* _Material_:
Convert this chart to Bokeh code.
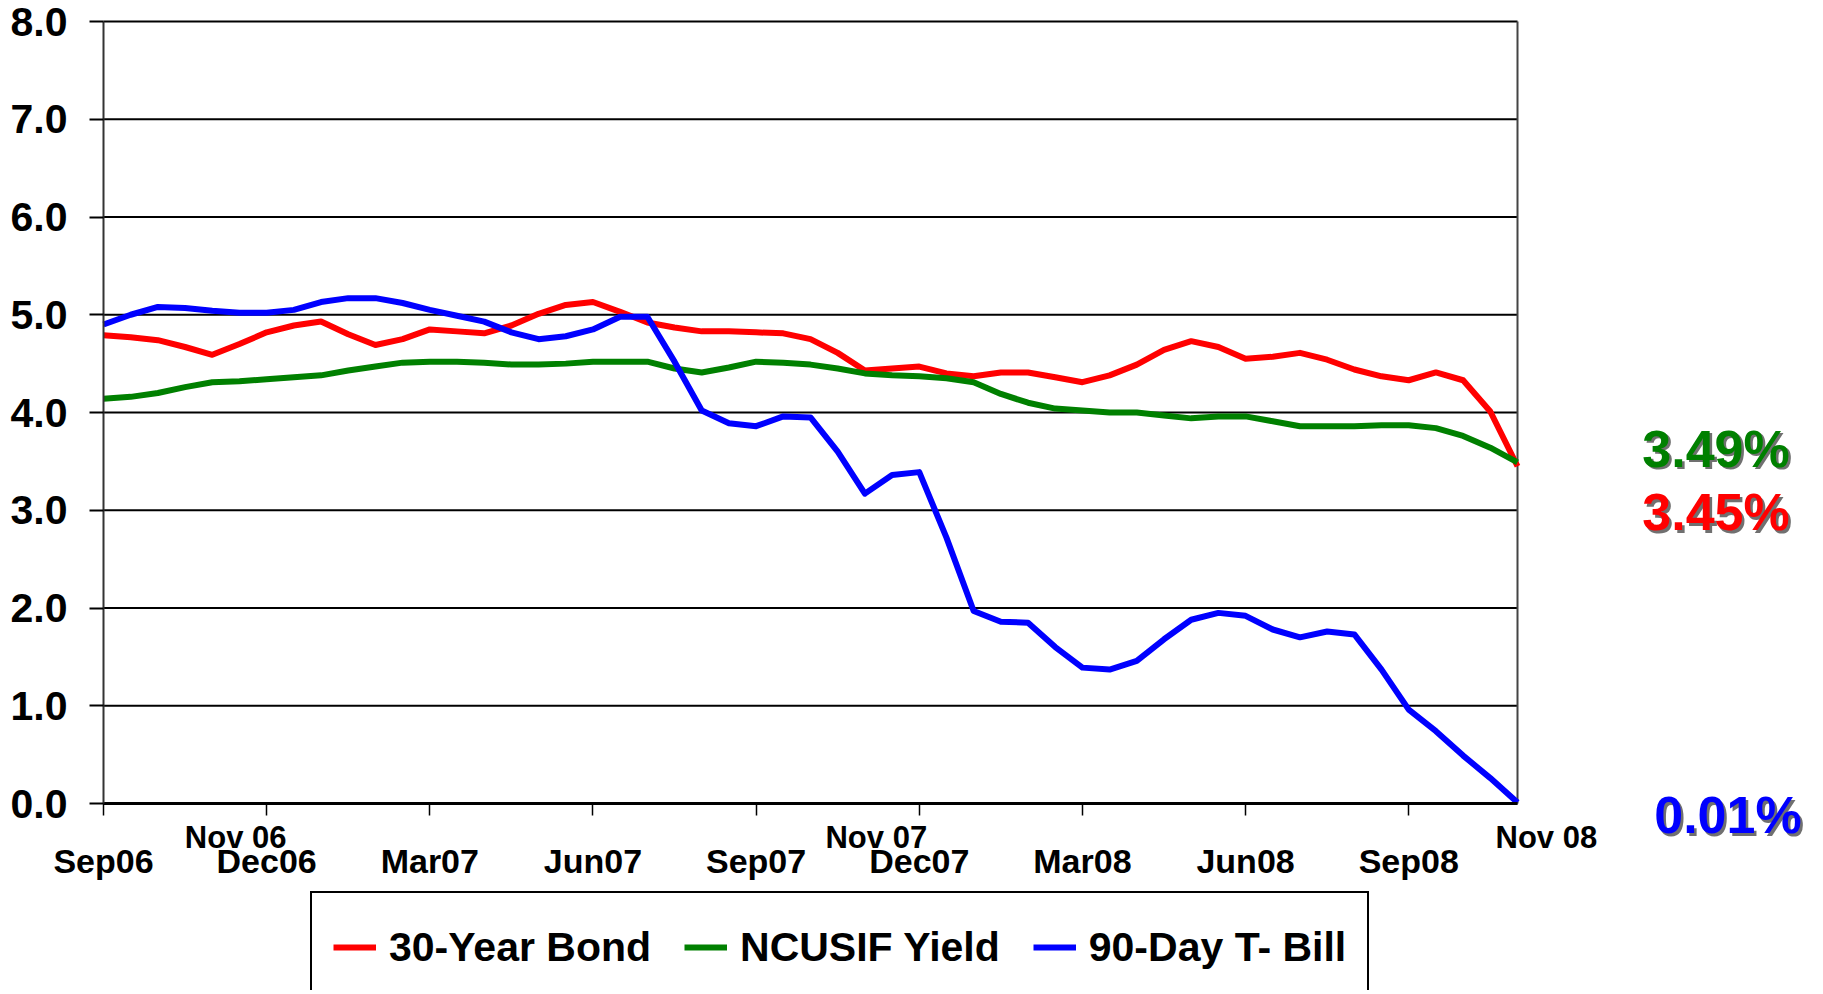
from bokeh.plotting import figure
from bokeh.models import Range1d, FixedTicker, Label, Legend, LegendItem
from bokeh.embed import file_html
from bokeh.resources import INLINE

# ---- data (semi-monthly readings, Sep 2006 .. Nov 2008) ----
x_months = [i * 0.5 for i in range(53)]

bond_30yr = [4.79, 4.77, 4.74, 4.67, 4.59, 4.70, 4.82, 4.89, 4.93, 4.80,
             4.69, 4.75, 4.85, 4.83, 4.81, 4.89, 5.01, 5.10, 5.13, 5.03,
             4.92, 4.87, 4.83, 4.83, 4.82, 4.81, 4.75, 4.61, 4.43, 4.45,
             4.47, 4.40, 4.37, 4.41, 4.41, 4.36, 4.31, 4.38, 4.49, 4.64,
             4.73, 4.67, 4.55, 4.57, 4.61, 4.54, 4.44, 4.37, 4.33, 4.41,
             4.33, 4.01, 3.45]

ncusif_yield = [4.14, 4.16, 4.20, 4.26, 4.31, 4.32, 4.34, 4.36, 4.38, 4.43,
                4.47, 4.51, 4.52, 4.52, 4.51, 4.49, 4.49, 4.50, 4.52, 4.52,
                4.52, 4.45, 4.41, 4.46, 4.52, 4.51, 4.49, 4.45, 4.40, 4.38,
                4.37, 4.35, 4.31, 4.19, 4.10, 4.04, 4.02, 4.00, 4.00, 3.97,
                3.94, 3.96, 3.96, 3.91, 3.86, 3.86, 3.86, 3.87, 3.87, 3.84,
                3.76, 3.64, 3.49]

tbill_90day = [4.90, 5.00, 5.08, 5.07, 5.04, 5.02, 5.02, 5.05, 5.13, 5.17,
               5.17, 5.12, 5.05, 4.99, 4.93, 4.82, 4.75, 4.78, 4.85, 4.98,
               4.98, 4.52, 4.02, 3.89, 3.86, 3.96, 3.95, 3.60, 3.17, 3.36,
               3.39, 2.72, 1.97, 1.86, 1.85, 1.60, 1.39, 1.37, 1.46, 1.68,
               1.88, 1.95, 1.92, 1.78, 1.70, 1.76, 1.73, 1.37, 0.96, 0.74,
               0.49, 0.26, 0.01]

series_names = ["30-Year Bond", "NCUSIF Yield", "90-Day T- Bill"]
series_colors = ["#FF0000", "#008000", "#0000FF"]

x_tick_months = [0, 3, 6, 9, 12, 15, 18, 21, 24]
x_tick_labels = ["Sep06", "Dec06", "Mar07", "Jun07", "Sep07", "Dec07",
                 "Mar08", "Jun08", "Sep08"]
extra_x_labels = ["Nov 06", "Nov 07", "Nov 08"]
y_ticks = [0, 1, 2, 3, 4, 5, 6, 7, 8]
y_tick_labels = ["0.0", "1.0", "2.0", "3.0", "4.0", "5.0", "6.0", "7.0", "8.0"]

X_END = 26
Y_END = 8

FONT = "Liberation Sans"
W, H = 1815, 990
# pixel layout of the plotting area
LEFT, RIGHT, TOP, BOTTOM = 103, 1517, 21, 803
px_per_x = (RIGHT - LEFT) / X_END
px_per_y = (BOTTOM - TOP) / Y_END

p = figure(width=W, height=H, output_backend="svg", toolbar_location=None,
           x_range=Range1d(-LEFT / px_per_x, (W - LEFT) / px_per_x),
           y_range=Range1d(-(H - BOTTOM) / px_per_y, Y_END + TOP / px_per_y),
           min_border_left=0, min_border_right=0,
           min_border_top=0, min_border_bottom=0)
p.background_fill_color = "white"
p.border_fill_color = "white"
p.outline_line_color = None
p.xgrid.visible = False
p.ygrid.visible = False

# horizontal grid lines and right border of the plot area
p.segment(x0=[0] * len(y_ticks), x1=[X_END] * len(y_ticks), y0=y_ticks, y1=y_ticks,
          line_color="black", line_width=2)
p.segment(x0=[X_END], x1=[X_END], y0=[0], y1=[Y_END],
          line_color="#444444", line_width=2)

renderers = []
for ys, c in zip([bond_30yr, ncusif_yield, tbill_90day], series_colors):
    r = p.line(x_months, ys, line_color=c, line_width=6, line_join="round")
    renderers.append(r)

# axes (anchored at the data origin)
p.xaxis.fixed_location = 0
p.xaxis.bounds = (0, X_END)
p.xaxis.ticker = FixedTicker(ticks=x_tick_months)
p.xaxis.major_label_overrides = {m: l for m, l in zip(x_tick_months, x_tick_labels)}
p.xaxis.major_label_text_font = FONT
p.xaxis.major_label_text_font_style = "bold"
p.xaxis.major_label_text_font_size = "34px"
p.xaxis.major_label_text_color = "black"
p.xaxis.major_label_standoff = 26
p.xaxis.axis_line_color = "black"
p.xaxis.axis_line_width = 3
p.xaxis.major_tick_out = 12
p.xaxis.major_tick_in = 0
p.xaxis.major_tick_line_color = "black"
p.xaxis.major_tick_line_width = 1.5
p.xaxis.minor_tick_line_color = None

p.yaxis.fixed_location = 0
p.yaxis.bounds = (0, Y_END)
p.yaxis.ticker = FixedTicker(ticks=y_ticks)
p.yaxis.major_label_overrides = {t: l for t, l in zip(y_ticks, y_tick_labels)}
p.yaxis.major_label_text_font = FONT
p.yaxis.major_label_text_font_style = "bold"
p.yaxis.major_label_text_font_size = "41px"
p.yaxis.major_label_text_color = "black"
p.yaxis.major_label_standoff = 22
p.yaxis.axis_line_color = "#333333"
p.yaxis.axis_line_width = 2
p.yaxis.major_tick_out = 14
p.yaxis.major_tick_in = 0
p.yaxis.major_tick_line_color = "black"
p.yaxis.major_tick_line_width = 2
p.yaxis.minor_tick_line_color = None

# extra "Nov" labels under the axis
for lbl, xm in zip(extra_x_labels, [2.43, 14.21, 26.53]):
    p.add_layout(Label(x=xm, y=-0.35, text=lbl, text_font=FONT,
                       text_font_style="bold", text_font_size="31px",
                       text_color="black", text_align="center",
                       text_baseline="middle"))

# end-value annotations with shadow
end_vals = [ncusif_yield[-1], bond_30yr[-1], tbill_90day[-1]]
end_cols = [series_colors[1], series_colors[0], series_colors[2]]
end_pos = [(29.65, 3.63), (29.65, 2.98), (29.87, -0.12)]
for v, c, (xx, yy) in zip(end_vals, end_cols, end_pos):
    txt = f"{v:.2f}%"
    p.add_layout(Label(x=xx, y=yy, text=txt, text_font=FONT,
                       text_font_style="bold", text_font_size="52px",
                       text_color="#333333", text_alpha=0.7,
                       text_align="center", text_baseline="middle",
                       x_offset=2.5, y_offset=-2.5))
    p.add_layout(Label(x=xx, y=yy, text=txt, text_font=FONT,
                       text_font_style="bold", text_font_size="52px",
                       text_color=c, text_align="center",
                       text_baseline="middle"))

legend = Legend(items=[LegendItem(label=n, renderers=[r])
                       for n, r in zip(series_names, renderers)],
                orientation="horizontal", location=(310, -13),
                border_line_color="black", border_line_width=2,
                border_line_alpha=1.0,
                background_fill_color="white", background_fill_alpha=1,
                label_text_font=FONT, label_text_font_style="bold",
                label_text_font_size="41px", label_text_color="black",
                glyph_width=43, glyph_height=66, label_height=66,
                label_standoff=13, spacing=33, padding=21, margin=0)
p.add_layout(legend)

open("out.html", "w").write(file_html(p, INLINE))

* _Written problem_: Pictures are excluded; extract exactly the lines from the start of the data through the line that holds "3.76, 3.64, 3.49]", both ends included.

* _Answer to this exercise_:
Convert this chart to Bokeh code.
from bokeh.plotting import figure
from bokeh.models import Range1d, FixedTicker, Label, Legend, LegendItem
from bokeh.embed import file_html
from bokeh.resources import INLINE

# ---- data (semi-monthly readings, Sep 2006 .. Nov 2008) ----
x_months = [i * 0.5 for i in range(53)]

bond_30yr = [4.79, 4.77, 4.74, 4.67, 4.59, 4.70, 4.82, 4.89, 4.93, 4.80,
             4.69, 4.75, 4.85, 4.83, 4.81, 4.89, 5.01, 5.10, 5.13, 5.03,
             4.92, 4.87, 4.83, 4.83, 4.82, 4.81, 4.75, 4.61, 4.43, 4.45,
             4.47, 4.40, 4.37, 4.41, 4.41, 4.36, 4.31, 4.38, 4.49, 4.64,
             4.73, 4.67, 4.55, 4.57, 4.61, 4.54, 4.44, 4.37, 4.33, 4.41,
             4.33, 4.01, 3.45]

ncusif_yield = [4.14, 4.16, 4.20, 4.26, 4.31, 4.32, 4.34, 4.36, 4.38, 4.43,
                4.47, 4.51, 4.52, 4.52, 4.51, 4.49, 4.49, 4.50, 4.52, 4.52,
                4.52, 4.45, 4.41, 4.46, 4.52, 4.51, 4.49, 4.45, 4.40, 4.38,
                4.37, 4.35, 4.31, 4.19, 4.10, 4.04, 4.02, 4.00, 4.00, 3.97,
                3.94, 3.96, 3.96, 3.91, 3.86, 3.86, 3.86, 3.87, 3.87, 3.84,
                3.76, 3.64, 3.49]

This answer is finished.